Over and eight-day period in June 2016, WSDOT found that the average vehicle speed in the studied stretch of highway, where the speed limit is 25 mph, was 43 mph. Of the 44,375 vehicles that passed through the study area during that period, more than 12,000 were driving between 30 mph and 40 mph, more than 27,000 were driving between 40 mph and 50 mph, and a few were driving as fast as 70 mph to 80 mph.
“We’ve been lucky. I’ve seen a lot of close calls,” Philbin told the council last week.
“I don’t want to see someone get hurt,” she added. “That would be way worse for business than a flashing sign.”
Council member Rick Northcott, who lives in the area that WSDOT studied, said “I take pleasure in going 25 and slowing everyone down.” Getting out of his driveway is often an adventure, he said.
He said the speeding problem needs to be addressed, probably through a combination of signage and enforcement.
Council member Mike Strulic suggested parking an empty Winthrop Marshal’s Office patrol vehicle somewhere on the highway to at least create the impression of enforcement. For many years, the town parked the so-called “purple police car” at the ball field on the west side of town, with a mannequin wearing a cowboy hat in the driver’s seat, as a visual deterrent to speeders. The 1977 Pontiac Trans-Am 400 hardtop coupe, also known as the “DARE (Drug Abuse Resistance Education) car,” was sold by the town in 2015.
Town Clerk Michelle Gaines said there’s no reason that one of the town’s two patrol vehicles couldn’t be parked in a visible location, as an initial action.
Strulic also suggested that the town look into photo enforcement of speed limits, which other areas including Seattle have installed on busy streets or at intersections.
In other business:
• Mayor Anne Acheson told the council that the town is working with the contractors who are installing new water lines along Highway 20 west of the Methow River bridge to ensure that planned water shut-offs occur as planned, and that residents and businesses on that part of the highway are not surprised by unexpected shut-offs. The contractor has caused some damages to existing water services, Acheson said.
The mayor also reported that an unrelated water main break on Bridge Street (“Pool Hall Hill”) on April 14 has been repaired.

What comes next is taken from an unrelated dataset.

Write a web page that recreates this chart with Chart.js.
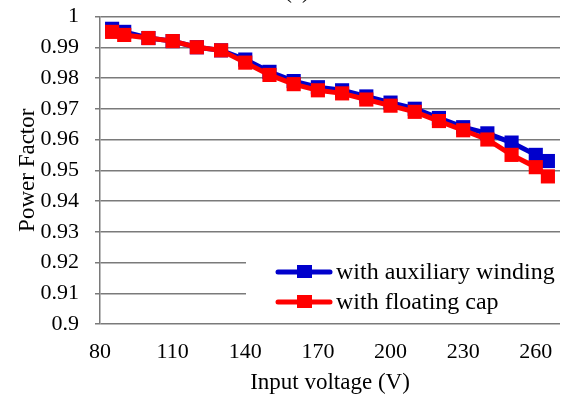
<!DOCTYPE html>
<html lang="en">
<head>
<meta charset="UTF-8">
<title>Power Factor</title>
<script src="https://cdn.jsdelivr.net/npm/chart.js"></script>
<style>
    body { margin: 0; background: #fff; }
    #wrap { width: 570px; height: 398px; }
</style>
</head>
<body>
<div id="wrap"><canvas id="pfChart" width="570" height="398"></canvas></div>
<script>
// data
var voltages = [85, 90, 100, 110, 120, 130, 140, 150, 160, 170, 180, 190, 200, 210, 220, 230, 240, 250, 260, 265];
var pfAuxWinding = [0.996, 0.995, 0.993, 0.992, 0.990, 0.989, 0.986, 0.982, 0.979, 0.977, 0.976, 0.974, 0.972, 0.970, 0.967, 0.964, 0.962, 0.959, 0.955, 0.953];
var pfFloatingCap = [0.995, 0.994, 0.993, 0.992, 0.990, 0.989, 0.985, 0.981, 0.978, 0.976, 0.975, 0.973, 0.971, 0.969, 0.966, 0.963, 0.960, 0.955, 0.951, 0.948];
var xTicks = [80, 110, 140, 170, 200, 230, 260];
var yTicks = [0.9, 0.91, 0.92, 0.93, 0.94, 0.95, 0.96, 0.97, 0.98, 0.99, 1];
var seriesNames = ['with auxiliary winding', 'with floating cap'];
var seriesColors = ['#0000cc', '#ff0000'];

var serif = 'Liberation Serif, Times New Roman, serif';
var gridColor = '#7a7a7a';

function toPoints(ys) {
    return voltages.map(function (v, i) { return { x: v, y: ys[i] }; });
}

// legend box in the lower right, plus the clipped "(a)" caption at the top
var extras = {
    id: 'extras',
    afterDatasetsDraw: function (chart) {
        var ctx = chart.ctx;
        ctx.save();
        ctx.fillStyle = '#fff';
        ctx.fillRect(246, 250, 324, 66);
        ctx.font = '24px ' + serif;
        ctx.textBaseline = 'middle';
        seriesNames.forEach(function (name, i) {
            var y = 272 + i * 30;
            ctx.strokeStyle = seriesColors[i];
            ctx.lineWidth = 5;
            ctx.lineCap = 'round';
            ctx.beginPath();
            ctx.moveTo(278, y);
            ctx.lineTo(330, y);
            ctx.stroke();
            ctx.fillStyle = seriesColors[i];
            ctx.fillRect(297, y - 7, 15, 13);
            ctx.fillStyle = '#000';
            ctx.fillText(name, 336, y + 1);
        });
        ctx.font = '23px ' + serif;
        ctx.textAlign = 'center';
        ctx.textBaseline = 'alphabetic';
        ctx.fillText('(a)', 297, -2);
        ctx.restore();
    }
};

var ctx = document.getElementById('pfChart').getContext('2d');
var pfChart = new Chart(ctx, {
    type: 'line',
    data: {
        datasets: [{
            label: seriesNames[0],
            data: toPoints(pfAuxWinding),
            borderColor: seriesColors[0],
            backgroundColor: seriesColors[0],
            borderWidth: 5,
            pointStyle: 'rect',
            pointRadius: 10,
            pointBorderWidth: 0,
            order: 1
        }, {
            label: seriesNames[1],
            data: toPoints(pfFloatingCap),
            borderColor: seriesColors[1],
            backgroundColor: seriesColors[1],
            borderWidth: 5,
            pointStyle: 'rect',
            pointRadius: 10,
            pointBorderWidth: 0,
            order: 0
        }]
    },
    options: {
        responsive: false,
        animation: false,
        clip: false,
        layout: { padding: { top: 16.5, right: 0, bottom: 0, left: 0 } },
        scales: {
            x: {
                type: 'linear',
                min: 80,
                max: 270,
                afterBuildTicks: function (scale) {
                    scale.ticks = xTicks.map(function (v) { return { value: v }; });
                },
                afterFit: function (scale) {
                    scale.height = 74;
                    scale.paddingLeft = 0;
                    scale.paddingRight = 0;
                },
                grid: { display: false, drawTicks: false },
                border: { display: false },
                ticks: {
                    color: '#000',
                    padding: 15,
                    maxRotation: 0,
                    autoSkip: false,
                    font: { family: serif, size: 22 }
                },
                title: {
                    display: true,
                    text: 'Input voltage (V)',
                    color: '#000',
                    padding: { top: 0, bottom: 1 },
                    font: { family: serif, size: 23 }
                }
            },
            y: {
                min: 0.9,
                max: 1,
                afterBuildTicks: function (scale) {
                    scale.ticks = yTicks.map(function (v) { return { value: v }; });
                },
                afterFit: function (scale) {
                    scale.width = 100;
                    scale.paddingTop = 0;
                    scale.paddingBottom = 0;
                },
                grid: { color: gridColor, lineWidth: 1.5, tickLength: 5 },
                border: { color: gridColor, width: 1.5 },
                ticks: {
                    color: '#000',
                    padding: 16,
                    font: { family: serif, size: 22 },
                    callback: function (v) { return String(Math.round(v * 100) / 100); }
                },
                title: {
                    display: true,
                    text: 'Power Factor',
                    color: '#000',
                    padding: { top: 14, bottom: 0 },
                    font: { family: serif, size: 23 }
                }
            }
        },
        plugins: {
            legend: { display: false },
            tooltip: { enabled: false },
            title: { display: false }
        }
    },
    plugins: [extras]
});
</script>
</body>
</html>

• Shoppers in downtown Winthrop who are hoping to take part in a “Where’s Waldo Scavenger Hunt” promotion by a couple of dozen Riverside Avenue businesses may have to look a bit harder to begin their search. The council turned down a request to place promotional materials in shop windows because they violate the town’s Westernization code.

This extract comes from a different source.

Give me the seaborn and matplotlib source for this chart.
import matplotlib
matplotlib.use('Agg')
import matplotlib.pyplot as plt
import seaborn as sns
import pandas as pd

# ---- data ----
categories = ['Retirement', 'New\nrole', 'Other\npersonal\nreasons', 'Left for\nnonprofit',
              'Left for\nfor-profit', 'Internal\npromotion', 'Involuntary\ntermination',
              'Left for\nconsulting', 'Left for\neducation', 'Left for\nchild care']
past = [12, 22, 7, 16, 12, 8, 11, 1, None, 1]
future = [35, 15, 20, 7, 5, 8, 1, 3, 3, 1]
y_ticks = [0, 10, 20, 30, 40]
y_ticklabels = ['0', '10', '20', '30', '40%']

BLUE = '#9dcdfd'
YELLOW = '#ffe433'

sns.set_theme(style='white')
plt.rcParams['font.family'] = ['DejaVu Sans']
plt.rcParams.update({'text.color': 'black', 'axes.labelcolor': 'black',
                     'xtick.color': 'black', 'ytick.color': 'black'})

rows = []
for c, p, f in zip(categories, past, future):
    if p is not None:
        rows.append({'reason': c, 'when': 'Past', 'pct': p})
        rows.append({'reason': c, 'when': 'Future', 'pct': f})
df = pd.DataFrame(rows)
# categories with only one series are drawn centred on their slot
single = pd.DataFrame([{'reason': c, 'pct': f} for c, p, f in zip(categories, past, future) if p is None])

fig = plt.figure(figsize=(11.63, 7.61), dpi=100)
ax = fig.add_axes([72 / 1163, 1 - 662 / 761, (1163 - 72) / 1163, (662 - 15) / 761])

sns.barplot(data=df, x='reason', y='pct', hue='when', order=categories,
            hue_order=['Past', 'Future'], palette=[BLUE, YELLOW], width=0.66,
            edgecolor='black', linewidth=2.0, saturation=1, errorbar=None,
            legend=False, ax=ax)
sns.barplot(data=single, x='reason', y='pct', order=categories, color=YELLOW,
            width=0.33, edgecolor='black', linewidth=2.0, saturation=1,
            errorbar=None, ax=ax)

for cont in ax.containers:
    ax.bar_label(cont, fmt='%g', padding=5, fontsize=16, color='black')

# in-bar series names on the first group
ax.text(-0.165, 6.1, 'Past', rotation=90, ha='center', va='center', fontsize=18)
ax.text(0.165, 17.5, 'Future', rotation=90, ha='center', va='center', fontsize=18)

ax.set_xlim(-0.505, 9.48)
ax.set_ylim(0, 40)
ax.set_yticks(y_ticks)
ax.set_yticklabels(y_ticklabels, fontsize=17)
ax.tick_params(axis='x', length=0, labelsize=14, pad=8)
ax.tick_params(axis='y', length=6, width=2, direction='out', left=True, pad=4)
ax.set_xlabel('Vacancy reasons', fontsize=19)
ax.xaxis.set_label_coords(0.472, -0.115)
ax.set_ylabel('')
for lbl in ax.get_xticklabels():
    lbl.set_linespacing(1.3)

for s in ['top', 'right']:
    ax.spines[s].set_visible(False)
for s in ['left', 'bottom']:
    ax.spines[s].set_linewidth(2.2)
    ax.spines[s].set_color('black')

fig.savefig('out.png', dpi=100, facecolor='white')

Trail’s End Bookstore manager Abilene Hagee said that the promotional window display materials would be used July 1-July 28. Hagee said the bookstore will host a month-long scavenger hunt to find Waldo in 25 participating businesses in Winthrop. Each business would display a small representation of Waldo somewhere in their store. Shoppers would have “passports” to be stamped by a participating merchant when they spot Waldo in the store somewhere. The town’s Westernization code is restrictive when it comes to what can be displayed in business windows in the downtown area.
Hagee said this week that the promotion is still scheduled as planned.
• Council member Kellen Northcott again asked if the city can take any action regarding the horse corral across Highway 20 from Arrowleaf Bistro, which he said is not only an eyesore but also may be hazardous to the horses kept there.
“I’m worried about the horses’ welfare,” he said. “It’s a hazardous situation and should be treated.”
Northcott said the area should be cleaned up. “It’s not pleasant to look at,” he said.
The corral was tidied up somewhat last year after Northcott raised similar concerns.
Acheson said the town will look into its public nuisance enforcement possibilities.
• Ten Winthrop residents and business owners were granted adjustments to their water use bills because their service connections froze during extreme weather conditions last winter.